Quando olhamos a medicina em perspectiva histórica, é possível afirmar que ela funciona como um pêndulo: métodos antigos são constantemente revisitados e apresentam soluções que, combinadas a recursos novos, mostram-se mais eficientes do que as técnicas em vigor. Por isso, olhar para trás é tão importante para inovar na medicina.
Esse é o caso da reconstrução do LCA, uma técnica que, nas últimas quatro décadas, passou por ao menos três grandes inovações.
No início da década de 1980, o ligamento cruzado anterior começou a ser reconstruído de fato. Usava-se a cirurgia aberta para a colocar o enxerto respeitando a posição anatômica do ligamento. A técnica precedente consistia em fazer reforços extra-articulares para estabilizar o joelho.
Da cirurgia aberta para a artroscopia
A cirurgia “aberta”, em fins da década de 1980 e início da de 1990, foi substituída pela artroscopia, um procedimento bem menos invasivo, com ganhos inegáveis à saúde do paciente, incluindo uma recuperação mais rápida, por oferecer menos danos a tecidos adjacentes da articulação.
Contudo a nova técnica substituiu a colocação do enxerto numa posição anatômica pela colocação dele de forma isométrica, posição em que o enxerto não se alonga nem se contrai ao longo de todo o arco de movimento do joelho.
Essa primeira técnica artroscópica era denominada de transtibial, pois começa pela construção de um túnel na tíbia para depois se construir o túnel femoral, nos quais o enxerto é fixado, conectando-se aos dois ossos e ajudando na estabilização da articulação.

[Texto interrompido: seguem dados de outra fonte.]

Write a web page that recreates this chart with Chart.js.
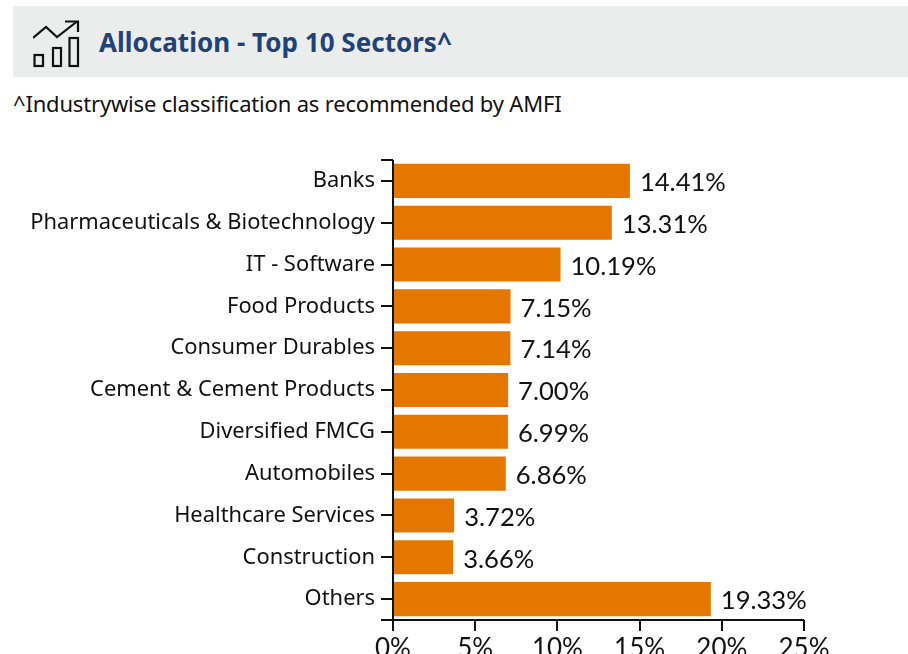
<!DOCTYPE html>
<html><head><meta charset="utf-8">
<script src="https://cdn.jsdelivr.net/npm/chart.js@4"></script>
<style>
html,body{margin:0;padding:0;background:#fff;overflow:hidden;width:908px;height:654px}
#hdr{position:absolute;left:13px;top:6px;width:895px;height:71px;background:#ebecec}
#hdr svg{position:absolute;left:20px;top:14px}
#ttl{position:absolute;left:86px;top:18px;font:bold 26px "Noto Sans";color:#1f4277;white-space:nowrap;letter-spacing:0.02px}
#sub{position:absolute;left:13px;top:88px;font:22px "Noto Sans";color:#111;white-space:nowrap;letter-spacing:-0.18px}
#c{position:absolute;left:0;top:0}
</style></head><body>
<div id="hdr">
<svg width="48" height="48" viewBox="0 0 48 48" fill="none" stroke="#111" stroke-width="2.2">
<path d="M0 18 L13 7 L24 17 L44 1.5"/><path d="M32 1.5 H45 V12"/>
<rect x="1.5" y="35" width="8.5" height="11"/><rect x="20" y="28" width="8" height="18"/><rect x="36.5" y="18" width="8.5" height="28"/>
</svg>
<div id="ttl">Allocation - Top 10 Sectors^</div>
</div>
<div id="sub">^Industrywise classification as recommended by AMFI</div>
<canvas id="c" width="908" height="654"></canvas>
<script>
const categories=["Banks","Pharmaceuticals & Biotechnology","IT - Software","Food Products","Consumer Durables","Cement & Cement Products","Diversified FMCG","Automobiles","Healthcare Services","Construction","Others"];
const values=[14.41,13.31,10.19,7.15,7.14,7.00,6.99,6.86,3.72,3.66,19.33];
const xTicks=[0,5,10,15,20,25];
const barColor="#e57600";
const extras={id:'extras',afterDatasetsDraw(chart){
  const {ctx,scales:{x,y},chartArea:a}=chart;
  ctx.save();
  ctx.fillStyle="#111";ctx.font='25.6px Lato';ctx.textBaseline='middle';ctx.textAlign='left';
  const meta=chart.getDatasetMeta(0);
  values.forEach((v,i)=>ctx.fillText(v.toFixed(2)+"%",x.getPixelForValue(v)+10,meta.data[i].y+2));
  ctx.strokeStyle="#111";ctx.lineWidth=2;ctx.beginPath();
  ctx.moveTo(381,a.top);ctx.lineTo(a.left,a.top);
  ctx.moveTo(a.left,a.top);ctx.lineTo(a.left,a.bottom);
  ctx.moveTo(381,a.bottom);ctx.lineTo(a.right,a.bottom);
  ctx.stroke();ctx.restore();
}};
new Chart(document.getElementById('c'),{
  type:'bar',
  data:{labels:categories,datasets:[{data:values,backgroundColor:barColor,categoryPercentage:1,barPercentage:0.815}]},
  plugins:[extras],
  options:{
    indexAxis:'y',responsive:false,animation:false,
    layout:{padding:{top:160,right:104,left:0,bottom:0}},
    plugins:{legend:{display:false},tooltip:{enabled:false}},
    scales:{
      x:{min:0,max:25,afterFit(s){s.height=34},
        afterBuildTicks(s){s.ticks=xTicks.map(v=>({value:v}))},
        grid:{drawOnChartArea:false,drawTicks:true,tickLength:11,color:"#111",lineWidth:2},
        border:{display:false},
        ticks:{color:"#111",font:{family:'Lato',size:26},padding:2,maxRotation:0,autoSkip:false,callback:v=>v+"%"}},
      y:{afterFit(s){s.width=393},
        grid:{offset:false,drawOnChartArea:false,drawTicks:true,tickLength:12,color:"#111",lineWidth:2},
        border:{display:false},
        ticks:{color:"#111",font:{family:'Noto Sans',size:21.9},padding:6,autoSkip:false}}
    }
  }
});
</script>
</body></html>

Embora tenha sido um inegável avanço, a técnica transtibial, que se mostrava mais apropriada à cirurgia artroscópica num primeiro momento, impedia que o enxerto fosse fixado em sua posição natural.
O enxerto na reconstrução do LCA
Em meados da década de 2000, o ortopedista sino-americano, Dr. Freddie Fu, de quem tive o prazer de ser o auxiliar direto para assuntos científicos e de ensino na Universidade de Pittsburgh (Pitt.), realizava estudos com a finalidade de testar a eficiência do enxerto com dupla banda no lugar da banda simples, usado desde as primeiras reconstruções do LCA.
Seus trabalhos, porém, acabaram levando os cirurgiões do joelho a constatarem que o mais importante para tornar a técnica artroscópica de reconstrução do LCA mais eficiente era resgatar a colocação do enxerto de forma anatômica.
Chegava-se, então, o momento de casar o passado, representado pela colocação do enxerto em sua posição anatômica, e o presente, simbolizado pelas técnicas artroscópicas em constante avanço. Gerava-se, assim, o “futuro” que hoje vivemos, em que, por meio de cirurgias artroscópicas, é possível colocar o enxerto do LCA na posição natural.
Mais longevidade e saúde à articulação
No artigo científico que escrevi e publiquei em 2015, no Journal of Bone and Joint Surgery, intitulado “ACL Graft Position Affects in Situ Graft Force Following ACL Reconstruction”, mostro que, em uma reconstrução do LCA, a colocação do enxerto na posição anatômica, por meio de artroscopia, reproduz mais fidedignamente as forças que passam pelo ligamento do que na posição isométrica.
Na prática, isso significa que, anatomicamente inserido, o enxerto tende a conferir mais longevidade e saúde à articulação.